Que pensez-vous de l'initiative d'Uniswap avec Unichain ? Peut-on imaginer un jour un « Morpho Chain », dans la même logique ?
Je pense que la démarche d'Uniswap est globalement pertinente. Bien que je ne sois pas d'accord avec certains aspects ou que je ne les comprenne pas entièrement, Uniswap cherche à créer la meilleure expérience de trading possible. Leur objectif est de réduire ce qu'on appelle la « perte versus rééquilibrage » (LVR), qui mesure la perte de valeur des fournisseurs de liquidités et la sortie d'argent du système. Pour y parvenir, ils doivent accélérer la chaîne, optimiser l'extraction de valeur maximale (MEV) et réduire les frais de gaz. Une expérience utilisateur fluide nécessite également des pré-confirmations, entre autres. Unichain répond efficacement à ces problématiques d'expérience utilisateur, c'est pourquoi je trouve l'idée intéressante.

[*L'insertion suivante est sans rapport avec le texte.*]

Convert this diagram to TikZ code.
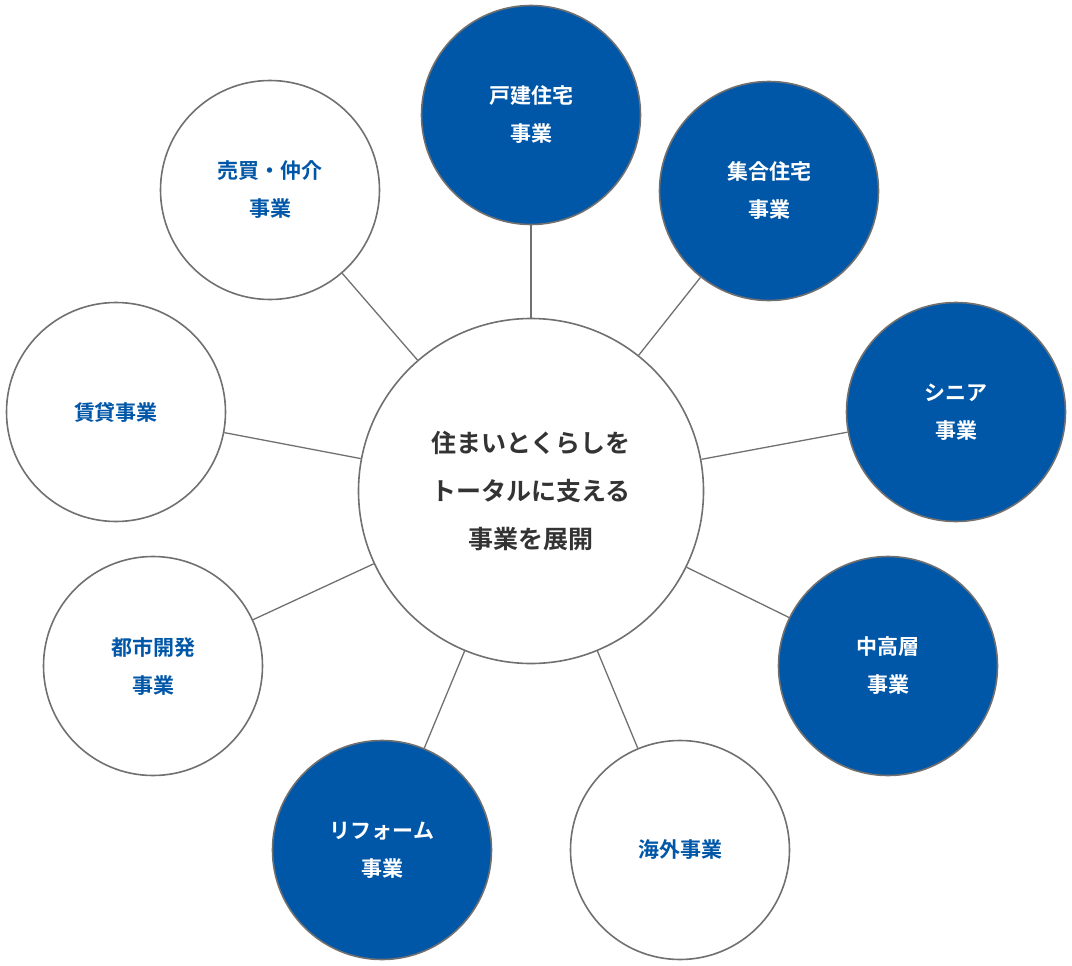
\documentclass[tikz,border=0pt]{standalone}
\usepackage{fontspec}
\newfontfamily\jp{Noto Sans CJK JP Bold}
\definecolor{mblue}{HTML}{0057A8}
\definecolor{mgray}{HTML}{707070}
\definecolor{mtext}{HTML}{333333}
\begin{document}
\begin{tikzpicture}[x=1pt,y=-1pt,
  outer/.style={circle,draw=mgray,line width=1.6pt,minimum size=219pt,inner sep=0pt,align=center,font=\jp\fontsize{21}{38}\selectfont},
  filled/.style={outer,fill=mblue,text=white},
  plain/.style={outer,fill=white,text=mblue},
  link/.style={mgray,line width=1.3pt}]
\useasboundingbox (0,0) rectangle (1072,966);
\node[circle,draw=mgray,line width=1.6pt,minimum size=345pt,inner sep=0pt,align=center,text=mtext,font=\jp\fontsize{25}{48}\selectfont] (c) at (531,491) {住まいとくらしを\\トータルに支える\\事業を展開};
\node[filled] (a1) at (531,115) {戸建住宅\\事業};
\node[filled] (a2) at (769,191) {集合住宅\\事業};
\node[filled] (a3) at (956,412) {シニア\\事業};
\node[filled] (a4) at (888,666) {中高層\\事業};
\node[plain] (a5) at (680,850) {海外事業};
\node[filled] (a6) at (382,850) {リフォーム\\事業};
\node[plain] (a7) at (153,666) {都市開発\\事業};
\node[plain] (a8) at (116,412) {賃貸事業};
\node[plain] (a9) at (270,190) {売買・仲介\\事業};
\foreach \n in {a1,a2,a3,a4,a5,a6,a7,a8,a9} \draw[link] (c) -- (\n);
\end{tikzpicture}
\end{document}
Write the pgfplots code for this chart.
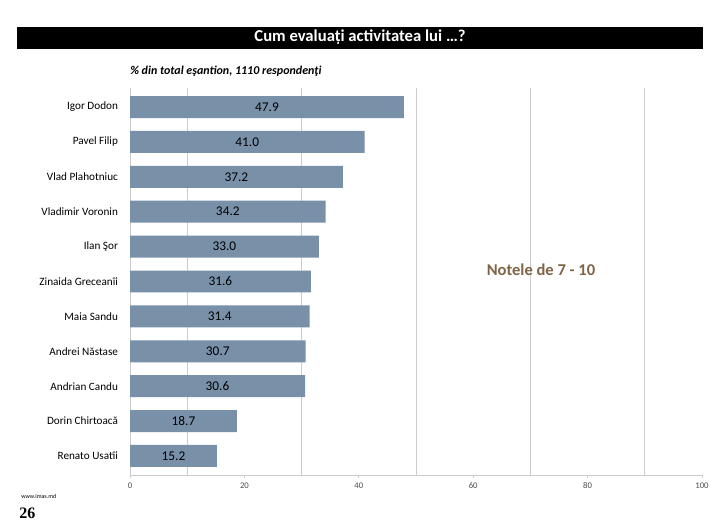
\documentclass[border=0pt]{standalone}
\usepackage{pgfplots}
\pgfplotsset{compat=1.18}
\usepackage{pgfplotstable}
\usepackage{fontspec}
\setmainfont{Carlito}
\newfontfamily\serifbold{Liberation Serif}
\definecolor{barblue}{RGB}{120,144,168}
\definecolor{gridgrey}{RGB}{204,204,204}
\definecolor{notebrown}{RGB}{128,100,70}
\pgfplotstableread{
idx val
0 47.9
1 41.0
2 37.2
3 34.2
4 33.0
5 31.6
6 31.4
7 30.7
8 30.6
9 18.7
10 15.2
}\datatable
\begin{document}
\begin{tikzpicture}
\fill[white] (0,0) rectangle (540pt,393.75pt);
% title bar
\fill[black] (12.75pt,357pt) rectangle (527.25pt,373.5pt);
\node[white,font=\fontsize{12.5}{14}\selectfont\bfseries] at (270pt,365.5pt) {Cum evaluați activitatea lui …?};
\node[anchor=west,inner sep=0pt,font=\fontsize{9}{10}\selectfont\bfseries\itshape] at (97.5pt,340.5pt) {\% din total eşantion, 1110 respondenţi};
\node[anchor=west,font=\fontsize{4.5}{5}\selectfont] at (12.5pt,21.5pt) {www.imas.md};
\node[anchor=west,font=\fontsize{12}{13}\selectfont\serifbold\bfseries] at (11pt,8.5pt) {26};
\begin{axis}[
  at={(97.5pt,37.5pt)}, anchor=south west,
  scale only axis, width=429pt, height=290.25pt,
  xmin=0, xmax=100, ymin=-0.545, ymax=10.545,
  y dir=reverse,
  axis x line*=bottom, axis y line*=left,
  axis line style={gridgrey, line width=0.7pt},
  xtick={0,20,...,100},
  minor xtick={10,30,50,70,90},
  xminorgrids=true,
  minor grid style={gridgrey, line width=0.6pt},
  minor tick length=0pt,
  major tick length=2.5pt,
  tick align=outside,
  x tick style={gridgrey, line width=0.6pt},
  ytick={0,...,10},
  y tick style={draw=none},
  yticklabels={Igor Dodon, Pavel Filip, Vlad Plahotniuc, Vladimir Voronin, Ilan Şor, Zinaida Greceanîi, Maia Sandu, Andrei Năstase, Andrian Candu, Dorin Chirtoacă, Renato Usatîi},
  y tick label style={font=\fontsize{8.4}{9}\selectfont, xshift=-3pt},
  x tick label style={font=\fontsize{6.5}{7}\selectfont, text=black!70},
  /pgf/number format/assume math mode=true,
  clip=false,
]
\addplot[xbar, bar width=0.63, fill=barblue, draw=none] table[x=val, y=idx] {\datatable};
\addplot[only marks, mark=none, nodes near coords, point meta=explicit,
  nodes near coords style={font=\fontsize{10}{11}\selectfont, anchor=center, /pgf/number format/.cd, fixed, fixed zerofill, precision=1}]
  table[x expr=\thisrow{val}/2, y=idx, meta=val] {\datatable};
\end{axis}
\node[font=\fontsize{12.4}{13}\selectfont\bfseries, text=notebrown] at (405.75pt,191.25pt) {Notele de 7 - 10};
\end{tikzpicture}
\end{document}
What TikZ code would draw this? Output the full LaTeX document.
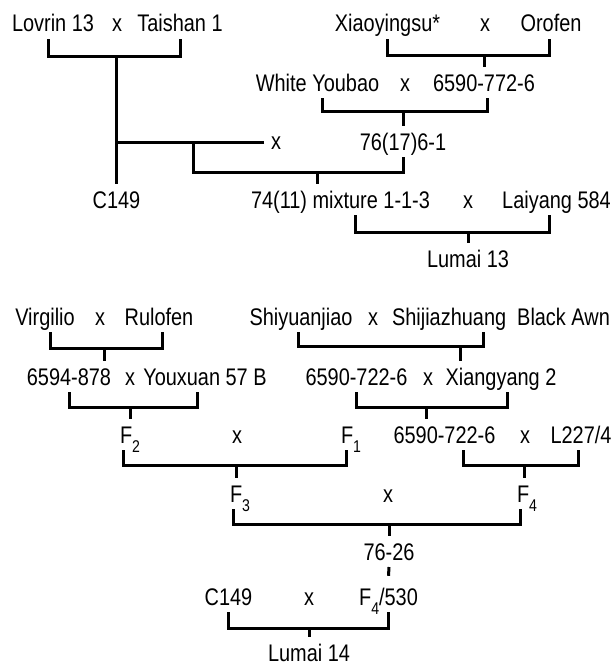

Ce que je ne saisis pas totalement, c'est l'approche de la chaîne DeFi. Si vous construisez sur la Superchain avec Optimism et les autres, vous devriez croire en l'interopérabilité des layer 2s . Dans ce cas, pourquoi avoir besoin d'une chaîne DeFi spécifique ? Pourquoi opter pour une approche généraliste ? Je comprends l'intérêt des hooks autres fonctionnalités, mais à mon avis — et je n'ai peut-être pas toutes les informations — ils auraient dû se concentrer uniquement sur les hooks pour Uniswap. Je doute que toute la DeFi soit construite sur Unichain, cela me semble peu logique. Mais je peux me tromper, et je serais ravi qu'on me prouve le contraire.